Throughout the 1980s Peter had remained attracted to extreme climbing, and on two west ridges, one on Makalu and the other on Everest, companions had died. These were lightweight expeditions lacking the safety margins of fixed ropes, oxygen or Sherpas. And they could be deadly if you slipped and fell on steep terrain. In May he reached the summit of Everest by the route first climbed in 1953 by his father and thus became the first of the second generation to climb the world’s highest mountain. He rang Ed in Auckland from the summit on his satellite phone. ‘How did you find the Hillary Step?’ Ed asked. ‘I was pretty impressed,’ said Peter – a reply which pleased his father.2 Two years later Peter’s marriage to Ann ended.
In 1995 Peter was attempting the notoriously risky K2, 28,250ft, the second-highest summit in the world.

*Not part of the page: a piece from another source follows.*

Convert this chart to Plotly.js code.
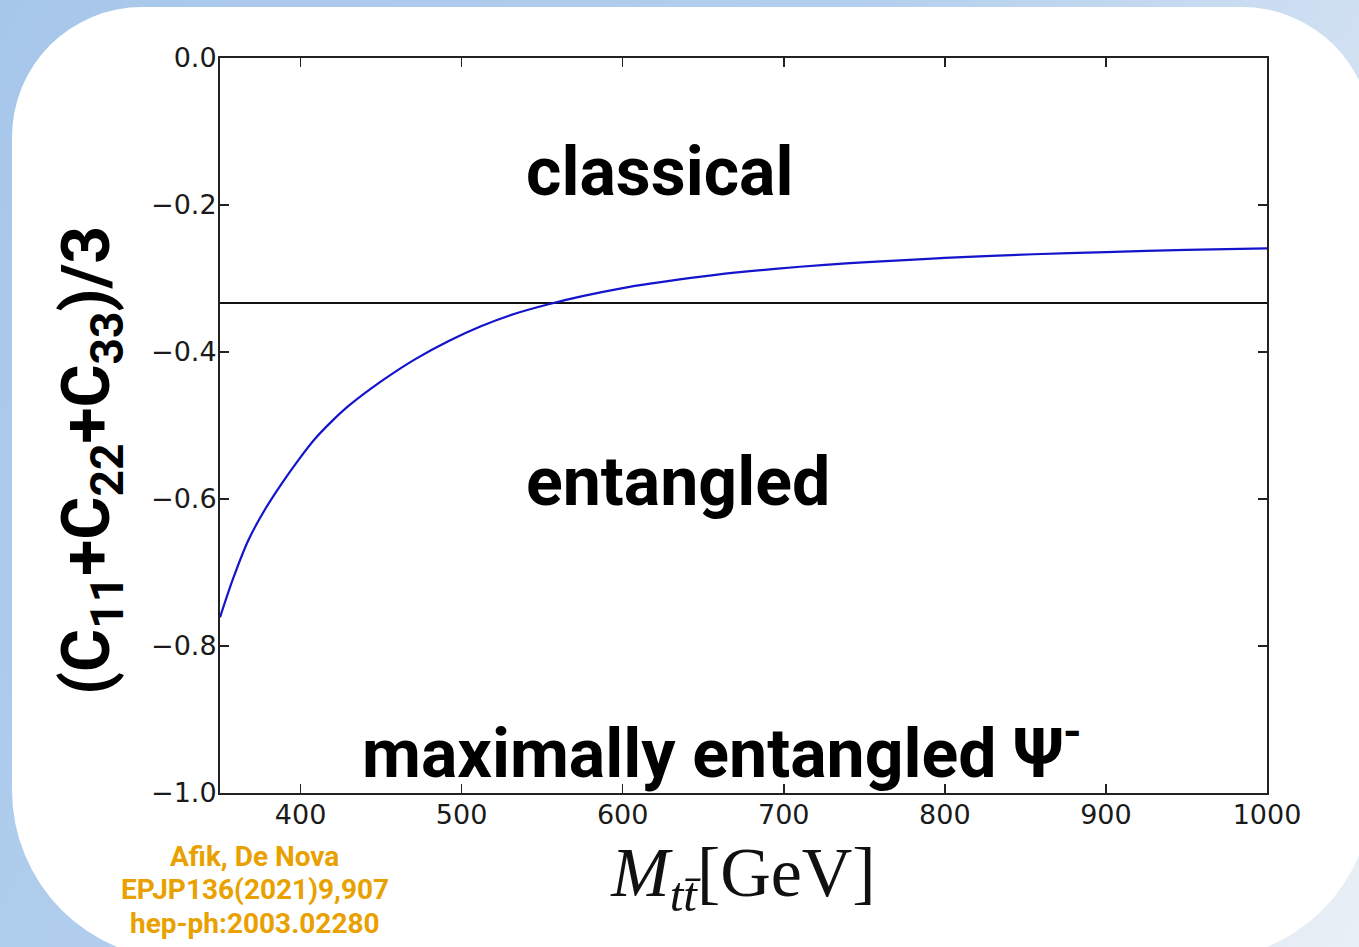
<!DOCTYPE html>
<html>
<head>
<meta charset="utf-8">
<script src="https://cdn.plot.ly/plotly-3.0.1.min.js"></script>
<style>
  html, body { margin: 0; padding: 0; width: 1359px; height: 947px; overflow: hidden; }
  body { background: linear-gradient(120deg, #a7c7ea 0%, #b3cfee 45%, #d3e2f2 75%, #e9eff6 100%); position: relative; }
  #panel { position: absolute; left: 12px; top: 7px; width: 1360px; height: 953px; background: #ffffff;
           border-radius: 130px 130px 170px 170px; }
  #chart { position: absolute; left: 0; top: 0; width: 1359px; height: 947px; }
</style>
</head>
<body>
<div id="panel"></div>
<div id="chart"></div>
<script>
// ---- data ----
const massGeV = [350, 358, 367.6, 378, 388.3, 399, 409, 420, 430, 450, 471, 492, 512, 533, 554, 575, 600, 617, 650, 679, 710, 741, 775, 800, 855, 900, 950, 1000];
const traceC  = [-0.761, -0.709, -0.656, -0.614, -0.579, -0.546, -0.518, -0.493, -0.473, -0.440, -0.410, -0.385, -0.365, -0.348, -0.335, -0.324, -0.313, -0.307, -0.297, -0.290, -0.284, -0.279, -0.275, -0.272, -0.267, -0.264, -0.261, -0.259];
const massLimits = [350, 1000];
const entanglementBound = [-1/3, -1/3];
const xTicks = [400, 500, 600, 700, 800, 900, 1000];
const yTicks = [0.0, -0.2, -0.4, -0.6, -0.8, -1.0];
const regionLabels = ['classical', 'entangled', 'maximally entangled \u03A8<sup>-</sup>'];
const regionLabelX = [538.7, 538.7, 436.9];
const regionLabelY = [-0.155, -0.577, -0.940];
const citationLines = ['Afik, De Nova', 'EPJP136(2021)9,907', 'hep-ph:2003.02280'];
const yTitle = '(C<sub>11</sub>+C<sub>22</sub>+C<sub>33</sub>)/3';
const xTitle = '<i>M</i><sub><i>tt\u0304</i></sub>[GeV]';

// ---- layout helpers (pixels -> paper fractions) ----
const W = 1359, H = 947;
const px = v => v / W;
const py = v => 1 - v / H;

const traces = [
  { x: massLimits, y: entanglementBound, mode: 'lines', line: { color: '#111111', width: 2 }, hoverinfo: 'skip', showlegend: false },
  { x: massGeV, y: traceC, mode: 'lines', line: { color: '#1414cc', width: 2.2, shape: 'spline', smoothing: 0.8 }, showlegend: false }
];

const tickFont = { family: 'DejaVu Sans', size: 27, color: '#1a1a1a' };
const labelFont = { family: 'Roboto', size: 68, color: '#000000', weight: 700 };

const annotations = regionLabels.map((t, i) => ({
  x: regionLabelX[i], y: regionLabelY[i], xref: 'x', yref: 'y',
  text: t, showarrow: false, xanchor: 'left', yanchor: 'middle',
  font: labelFont
}));
const citeY = [856, 889.5, 923];
citationLines.forEach((t, i) => annotations.push({
  x: px(255), y: py(citeY[i]), xref: 'paper', yref: 'paper',
  text: t, showarrow: false, xanchor: 'center', yanchor: 'middle',
  borderpad: 0,
  font: { family: 'Roboto', size: 28, color: '#e8a100', weight: 700 }
}));
// y-axis title (placed as rotated annotation to match the reference offset)
annotations.push({
  x: px(91), y: py(461), xref: 'paper', yref: 'paper', textangle: -90,
  text: yTitle, showarrow: false, xanchor: 'center', yanchor: 'middle',
  font: { family: 'Roboto', size: 66, color: '#000', weight: 700 }
});

const layout = {
  width: W, height: H,
  margin: { l: 0, r: 0, t: 0, b: 0 },
  paper_bgcolor: 'rgba(0,0,0,0)',
  plot_bgcolor: '#ffffff',
  showlegend: false,
  xaxis: {
    domain: [px(220), px(1267)],
    range: massLimits, tickvals: xTicks, ticktext: xTicks.map(String),
    ticks: 'inside', ticklen: 9, tickwidth: 1.5, tickcolor: '#222',
    showline: true, linecolor: '#222', linewidth: 2, mirror: 'ticks',
    showgrid: false, zeroline: false, tickfont: tickFont, ticklabelstandoff: -3,
    automargin: false,
    title: { text: xTitle, standoff: 18,
             font: { family: 'Liberation Serif', size: 70, color: '#111' } }
  },
  yaxis: {
    domain: [py(793), py(58)],
    range: [-1.0, 0.0], tickvals: yTicks, ticktext: yTicks.map(v => (v < 0 ? '\u2212' : '') + Math.abs(v).toFixed(1)),
    ticks: 'inside', ticklen: 9, tickwidth: 1.5, tickcolor: '#222',
    showline: true, linecolor: '#222', linewidth: 2, mirror: 'ticks',
    showgrid: false, zeroline: false, tickfont: tickFont, ticklabelstandoff: -4,
    automargin: false
  },
  annotations: annotations
};

Plotly.newPlot('chart', traces, layout, { displayModeBar: false, staticPlot: true });
</script>
</body>
</html>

A diverse group of eight climbers from five countries had come together by chance on 13 August. They were close to the summit when ominous cloud could be seen rapidly advancing from Tibet. Peter chose to retreat and although the storm, which was of extreme violence, had struck by 5 p.m., within two-and-a-half hours he was in the shelter of his Camp 2. All seven climbers who had continued on were killed by the storm. He gave the title In the Name of the Father to the account he wrote of the climb.